Transcribe every line exactly and omit anything that is a picture.

::::::::::

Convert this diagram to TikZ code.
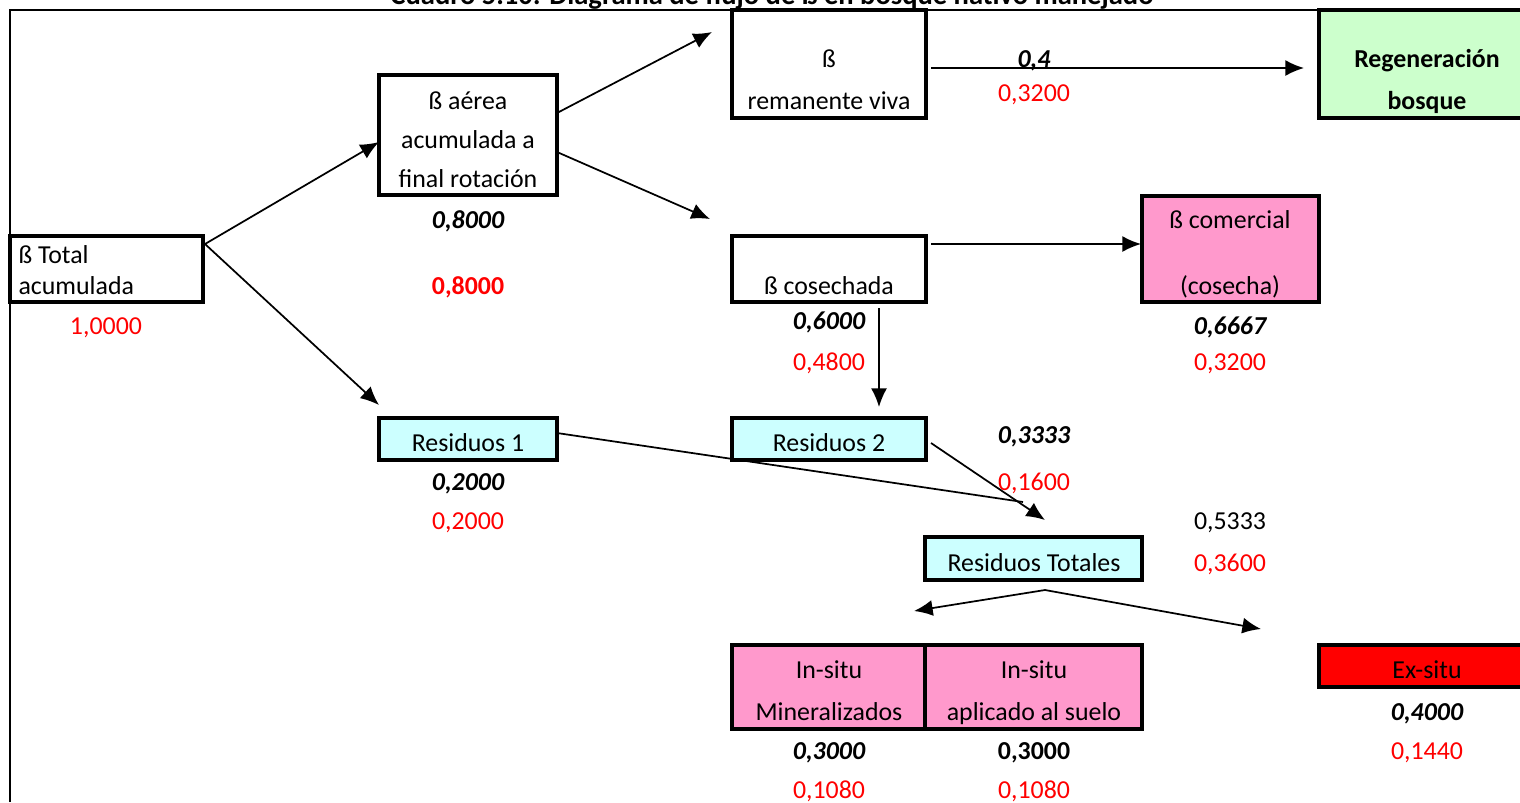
\documentclass[tikz,border=0pt]{standalone}
\usepackage{fontspec}
\setmainfont{Carlito}
\usepackage{xcolor}
\usetikzlibrary{arrows.meta,fit}
\definecolor{celeste}{HTML}{CCFFFF}
\definecolor{verde}{HTML}{CCFFCC}
\definecolor{rosa}{HTML}{FF99CC}
\definecolor{rojo}{HTML}{FF0000}
\tikzset{caja/.style={draw,line width=1.25pt,inner sep=0pt},
         txt/.style={inner sep=0pt,text height=6.2pt,text depth=0pt},
         dato/.style={txt,font=\bfseries\itshape},
         valor/.style={txt,text=rojo},
         flecha/.style={draw,line width=0.65pt,-{Latex[length=7pt,width=6pt]}},
         marco/.style={draw,line width=0.8pt}
         }

\begin{document}
\fontsize{9.7}{11.6}\selectfont
\begin{tikzpicture}[x=0.375pt,y=-0.375pt]
\useasboundingbox (0,0) rectangle (1520,802);
\node[txt,font=\fontsize{10.7}{12.8}\selectfont\bfseries,anchor=base] (titulo) at (772,4) {Cuadro 5.10: Diagrama de flujo de ß en bosque nativo manejado};
\coordinate (m1) at (10,802);
\coordinate (m2) at (10,10);
\coordinate (m3) at (1520,10);
\draw[marco] (m1) -- (m2) -- (m3);

\node[caja,fill=white,fit={(10,236) (203,302)}] (tot) {};
\node[caja,fill=white,fit={(379,75) (557,195)}] (aer) {};
\node[caja,fill=white,fit={(732,10) (926,118)}] (rem) {};
\node[caja,fill=verde,fit={(1319,10) (1530,118)}] (reg) {};
\node[caja,fill=white,fit={(732,236) (926,302)}] (cos) {};
\node[caja,fill=rosa,fit={(1142,196) (1319,302)}] (com) {};
\node[caja,fill=celeste,fit={(379,418) (557,460)}] (res1) {};
\node[caja,fill=celeste,fit={(732,418) (926,460)}] (res2) {};
\node[caja,fill=celeste,fit={(925,537) (1142,580)}] (rtot) {};
\node[caja,fill=rosa,fit={(732,645) (925,729)}] (ins1) {};
\node[caja,fill=rosa,fit={(925,645) (1142,729)}] (ins2) {};
\node[caja,fill=rojo,fit={(1319,645) (1530,687)}] (exs) {};

\node[txt,anchor=west] (totA) at (18,255) {ß Total};
\node[txt,anchor=west] (totB) at (18,286) {acumulada};
\node[valor] (totV) at (106,326) {1,0000};

\node[txt] (aerA) at (468,101) {ß aérea};
\node[txt] (aerB) at (468,140) {acumulada a};
\node[txt] (aerC) at (468,179) {final rotación};
\node[dato] (aerD) at (468,220) {0,8000};
\node[valor,font=\bfseries] (aerV) at (468,286) {0,8000};

\node[txt] (remA) at (829,59) {ß};
\node[txt] (remB) at (829,101) {remanente viva};
\node[dato] (remD) at (1034,59) {0,4};
\node[valor] (remV) at (1034,93) {0,3200};

\node[txt,font=\bfseries] (regA) at (1427,59) {Regeneración};
\node[txt,font=\bfseries] (regB) at (1427,101) {bosque};

\node[txt] (cosA) at (829,286) {ß cosechada};
\node[dato] (cosD) at (829,321) {0,6000};
\node[valor] (cosV) at (829,362) {0,4800};

\node[txt] (comA) at (1230,220) {ß comercial};
\node[txt] (comB) at (1230,286) {(cosecha)};
\node[dato] (comD) at (1230,326) {0,6667};
\node[valor] (comV) at (1230,362) {0,3200};

\node[txt] (res1A) at (468,443) {Residuos 1};
\node[dato] (res1D) at (468,482) {0,2000};
\node[valor] (res1V) at (468,521) {0,2000};

\node[txt] (res2A) at (829,443) {Residuos 2};
\node[dato] (res2D) at (1034,435) {0,3333};
\node[valor] (res2V) at (1034,482) {0,1600};

\node[txt] (rtotA) at (1034,563) {Residuos Totales};
\node[txt] (rtotD) at (1230,521) {0,5333};
\node[valor] (rtotV) at (1230,563) {0,3600};

\node[txt] (ins1A) at (829,670) {In-situ};
\node[txt] (ins1B) at (829,712) {Mineralizados};
\node[dato] (ins1D) at (829,751) {0,3000};
\node[valor] (ins1V) at (829,790) {0,1080};

\node[txt] (ins2A) at (1034,670) {In-situ};
\node[txt] (ins2B) at (1034,712) {aplicado al suelo};
\node[txt,font=\bfseries] (ins2D) at (1034,751) {0,3000};
\node[valor] (ins2V) at (1034,790) {0,1080};

\node[txt] (exsA) at (1427,670) {Ex-situ};
\node[dato] (exsD) at (1427,712) {0,4000};
\node[valor] (exsV) at (1427,751) {0,1440};

\coordinate (totS) at (205,244);
\coordinate (aerE) at (379,142);
\coordinate (res1E) at (379,405);
\coordinate (aerS1) at (557,113);
\coordinate (remE) at (712,32);
\coordinate (aerS2) at (557,152);
\coordinate (cosE) at (710,219);
\coordinate (remS) at (931,68);
\coordinate (regE) at (1304,68);
\coordinate (cosS1) at (931,244);
\coordinate (comE) at (1141,244);
\coordinate (cosS2) at (879,308);
\coordinate (res2E) at (879,407);
\coordinate (res1S) at (557,433);
\coordinate (res1F) at (1023,502);
\coordinate (res2S) at (931,443);
\coordinate (rtotE) at (1045,520);
\coordinate (rtotS) at (1045,590);
\coordinate (insE) at (914,611);
\coordinate (exsE) at (1261,629);

\draw[flecha] (totS) -- (aerE);
\draw[flecha] (totS) -- (res1E);
\draw[flecha] (aerS1) -- (remE);
\draw[flecha] (aerS2) -- (cosE);
\draw[flecha] (remS) -- (regE);
\draw[flecha] (cosS1) -- (comE);
\draw[flecha] (cosS2) -- (res2E);
\draw[line width=0.65pt] (res1S) -- (res1F);
\draw[flecha] (res2S) -- (rtotE);
\draw[flecha] (rtotS) -- (insE);
\draw[flecha] (rtotS) -- (exsE);
\end{tikzpicture}
\end{document}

::::::::::

# Result of the task
Convert this diagram to TikZ code.
\documentclass[tikz,border=0pt]{standalone}
\usepackage{fontspec}
\setmainfont{Carlito}
\usepackage{xcolor}
\usetikzlibrary{arrows.meta,fit}
\definecolor{celeste}{HTML}{CCFFFF}
\definecolor{verde}{HTML}{CCFFCC}
\definecolor{rosa}{HTML}{FF99CC}
\definecolor{rojo}{HTML}{FF0000}
\tikzset{caja/.style={draw,line width=1.25pt,inner sep=0pt},
         txt/.style={inner sep=0pt,text height=6.2pt,text depth=0pt},
         dato/.style={txt,font=\bfseries\itshape},
         valor/.style={txt,text=rojo},
         flecha/.style={draw,line width=0.65pt,-{Latex[length=7pt,width=6pt]}},
         marco/.style={draw,line width=0.8pt}
         }

\begin{document}
\fontsize{9.7}{11.6}\selectfont
\begin{tikzpicture}[x=0.375pt,y=-0.375pt]
\useasboundingbox (0,0) rectangle (1520,802);
\node[txt,font=\fontsize{10.7}{12.8}\selectfont\bfseries,anchor=base] (titulo) at (772,4) {Cuadro 5.10: Diagrama de flujo de ß en bosque nativo manejado};
\coordinate (m1) at (10,802);
\coordinate (m2) at (10,10);
\coordinate (m3) at (1520,10);
\draw[marco] (m1) -- (m2) -- (m3);

\node[caja,fill=white,fit={(10,236) (203,302)}] (tot) {};
\node[caja,fill=white,fit={(379,75) (557,195)}] (aer) {};
\node[caja,fill=white,fit={(732,10) (926,118)}] (rem) {};
\node[caja,fill=verde,fit={(1319,10) (1530,118)}] (reg) {};
\node[caja,fill=white,fit={(732,236) (926,302)}] (cos) {};
\node[caja,fill=rosa,fit={(1142,196) (1319,302)}] (com) {};
\node[caja,fill=celeste,fit={(379,418) (557,460)}] (res1) {};
\node[caja,fill=celeste,fit={(732,418) (926,460)}] (res2) {};
\node[caja,fill=celeste,fit={(925,537) (1142,580)}] (rtot) {};
\node[caja,fill=rosa,fit={(732,645) (925,729)}] (ins1) {};
\node[caja,fill=rosa,fit={(925,645) (1142,729)}] (ins2) {};
\node[caja,fill=rojo,fit={(1319,645) (1530,687)}] (exs) {};

\node[txt,anchor=west] (totA) at (18,255) {ß Total};
\node[txt,anchor=west] (totB) at (18,286) {acumulada};
\node[valor] (totV) at (106,326) {1,0000};

\node[txt] (aerA) at (468,101) {ß aérea};
\node[txt] (aerB) at (468,140) {acumulada a};
\node[txt] (aerC) at (468,179) {final rotación};
\node[dato] (aerD) at (468,220) {0,8000};
\node[valor,font=\bfseries] (aerV) at (468,286) {0,8000};

\node[txt] (remA) at (829,59) {ß};
\node[txt] (remB) at (829,101) {remanente viva};
\node[dato] (remD) at (1034,59) {0,4};
\node[valor] (remV) at (1034,93) {0,3200};

\node[txt,font=\bfseries] (regA) at (1427,59) {Regeneración};
\node[txt,font=\bfseries] (regB) at (1427,101) {bosque};

\node[txt] (cosA) at (829,286) {ß cosechada};
\node[dato] (cosD) at (829,321) {0,6000};
\node[valor] (cosV) at (829,362) {0,4800};

\node[txt] (comA) at (1230,220) {ß comercial};
\node[txt] (comB) at (1230,286) {(cosecha)};
\node[dato] (comD) at (1230,326) {0,6667};
\node[valor] (comV) at (1230,362) {0,3200};

\node[txt] (res1A) at (468,443) {Residuos 1};
\node[dato] (res1D) at (468,482) {0,2000};
\node[valor] (res1V) at (468,521) {0,2000};

\node[txt] (res2A) at (829,443) {Residuos 2};
\node[dato] (res2D) at (1034,435) {0,3333};
\node[valor] (res2V) at (1034,482) {0,1600};

\node[txt] (rtotA) at (1034,563) {Residuos Totales};
\node[txt] (rtotD) at (1230,521) {0,5333};
\node[valor] (rtotV) at (1230,563) {0,3600};

\node[txt] (ins1A) at (829,670) {In-situ};
\node[txt] (ins1B) at (829,712) {Mineralizados};
\node[dato] (ins1D) at (829,751) {0,3000};
\node[valor] (ins1V) at (829,790) {0,1080};

\node[txt] (ins2A) at (1034,670) {In-situ};
\node[txt] (ins2B) at (1034,712) {aplicado al suelo};
\node[txt,font=\bfseries] (ins2D) at (1034,751) {0,3000};
\node[valor] (ins2V) at (1034,790) {0,1080};

\node[txt] (exsA) at (1427,670) {Ex-situ};
\node[dato] (exsD) at (1427,712) {0,4000};
\node[valor] (exsV) at (1427,751) {0,1440};

\coordinate (totS) at (205,244);
\coordinate (aerE) at (379,142);
\coordinate (res1E) at (379,405);
\coordinate (aerS1) at (557,113);
\coordinate (remE) at (712,32);
\coordinate (aerS2) at (557,152);
\coordinate (cosE) at (710,219);
\coordinate (remS) at (931,68);
\coordinate (regE) at (1304,68);
\coordinate (cosS1) at (931,244);
\coordinate (comE) at (1141,244);
\coordinate (cosS2) at (879,308);
\coordinate (res2E) at (879,407);
\coordinate (res1S) at (557,433);
\coordinate (res1F) at (1023,502);
\coordinate (res2S) at (931,443);
\coordinate (rtotE) at (1045,520);
\coordinate (rtotS) at (1045,590);
\coordinate (insE) at (914,611);
\coordinate (exsE) at (1261,629);

\draw[flecha] (totS) -- (aerE);
\draw[flecha] (totS) -- (res1E);
\draw[flecha] (aerS1) -- (remE);
\draw[flecha] (aerS2) -- (cosE);
\draw[flecha] (remS) -- (regE);
\draw[flecha] (cosS1) -- (comE);
\draw[flecha] (cosS2) -- (res2E);
\draw[line width=0.65pt] (res1S) -- (res1F);
\draw[flecha] (res2S) -- (rtotE);
\draw[flecha] (rtotS) -- (insE);
\draw[flecha] (rtotS) -- (exsE);
\end{tikzpicture}
\end{document}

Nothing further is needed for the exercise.